Fonagy’s notion of ‘mentalization’ (the ability to imagine what is in the mind of another) is facilitated by PBSP’s classical ‘limits’ intervention where the omnipotent ‘toddler’ is faced with the reality of others who are subjects (with minds of their own) rather than objects (a resource or an obstacle in reference to the child’s ‘me’). Again, the right brain focus and robust body work in PBSP stimulates changes in the body-brain in places where talking techniques cannot reach.
Arguably, Freud’s Oedipal triangle was the start of the basis of psychoanalysis. Although less central these days, it is still relevant in the psychological development of many individuals. The Oedipal conflict – unlike the previous two issues – occurs once the left brain is in place and possibly in control. Nevertheless, change is augmented by the physical interactions and symbolic encounters central to PBSP’s unique limiting interventions geared to resolve the desire to (1) displace the primacy of the same sex parent, and (2) become inappropriately linked to the parent of the opposite sex.
All of us in Prague at the Conference know that PBSP is a remarkably creative and effective system. We also know it warrants a wider profile. One purpose behind the paper is the demonstration of PBSP’s theoretical coherence with other highly regarded perspectives along with its confluent body-based focus. It is hoped that this may serve to broaden the appreciation for our work among therapists schooled in other traditions.

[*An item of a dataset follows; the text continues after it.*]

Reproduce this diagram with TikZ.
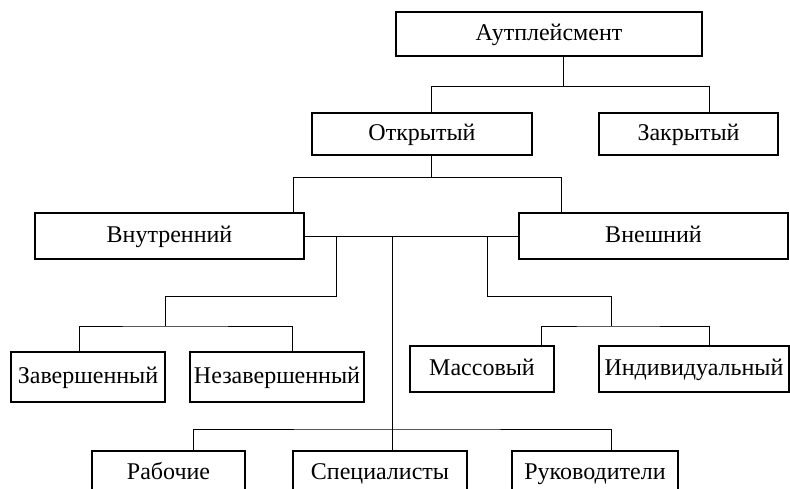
\documentclass[tikz,border=0pt]{standalone}
\usepackage{fontspec}
\setmainfont{Liberation Serif}
\usepackage{tikz}
\usetikzlibrary{positioning, calc}

\begin{document}
\begin{tikzpicture}[x=1pt, y=-1pt, line width=1pt,
    box/.style={draw, line width=1.2pt, inner sep=0pt, align=center,
                text height=16pt, text depth=4pt,
                font=\fontsize{24}{28}\selectfont}]
    \useasboundingbox (0,0) rectangle (790,488);

    % levels 1-2
    \node[box, minimum width=306, minimum height=44] (aut) at (549,34) {Аутплейсмент};
    \node[box, minimum width=220, minimum height=42] (open) at (422,134) {Открытый};
    \node[box, minimum width=179, minimum height=42] (closed) at (688.5,134) {Закрытый};

    % level 3
    \node[box, minimum width=269, minimum height=46] (inner) at (169.5,236) {Внутренний};
    \node[box, minimum width=269, minimum height=46] (outer) at (653.5,236) {Внешний};

    % level 4
    \node[box, minimum width=154, minimum height=50] (done) at (88,377) {Завершенный};
    \node[box, minimum width=174, minimum height=50] (undone) at (277,377) {Незавершенный};
    \node[box, minimum width=144, minimum height=46] (mass) at (482,369) {Массовый};
    \node[box, minimum width=190, minimum height=46] (indiv) at (694,369) {Индивидуальный};

    % level 5
    \node[box, minimum width=153, minimum height=44] (workers) at (168.5,473) {Рабочие};
    \node[box, minimum width=174, minimum height=44] (spec) at (380,473) {Специалисты};
    \node[box, minimum width=166, minimum height=44] (heads) at (595,473) {Руководители};

    \coordinate (jl) at (336,296);
    \coordinate (jl2) at (165,326);
    \coordinate (jr) at (487,296);
    \coordinate (jr2) at (611,326);
    \coordinate (jm) at (392,429);

    \draw ([xshift=14pt]aut.south) -- ++(0,30) coordinate (ja);
    \draw ([xshift=9pt]open.north) |- (ja) -| ([xshift=20.5pt]closed.north);

    \draw ([xshift=9pt]open.south) -- ++(0,22) coordinate (jb);
    \draw ([xshift=123.5pt]inner.north) |- (jb) -| ([xshift=-92.5pt]outer.north);

    \draw (inner.east) -- (outer.west);

    \draw (inner.east -| jl) -- (jl) -| (jl2);
    \draw ([xshift=-9pt]done.north) |- (jl2) -| ([xshift=15pt]undone.north);

    \draw (inner.east -| jr) -- (jr) -| (jr2);
    \draw ([xshift=59pt]mass.north) |- (jr2) -| ([xshift=15pt]indiv.north);

    \draw (inner.east -| jm) -- (spec.north -| jm);
    \draw ([xshift=24.5pt]workers.north) |- (jm) -| ([xshift=16pt]heads.north);
\end{tikzpicture}
\end{document}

Sandy Cotter, M.A., M.S. (UK)
Sandy Cotter is one of the three PBSP trainers and supervisors in the UK accredited by Al Pesso and Lowijs Perquin. She brings a career in body-based approaches to mental wellbeing and organisational interaction, having studied under Alexander Lowen and Stanley Keleman, founders of bio-energetic psychotherapeutic practice. Sandy has extended bio-energetic principles of character structure and relational effectiveness into her own system of professional development, the Centaur model. Beyond her work with psychotherapeutic clients and PBSP trainees, Sandy has consulted and led workshops for many years with major corporate clients in different sectors. She was a Founding Director of the Praxis Centre at Cranfield University’s School of Management.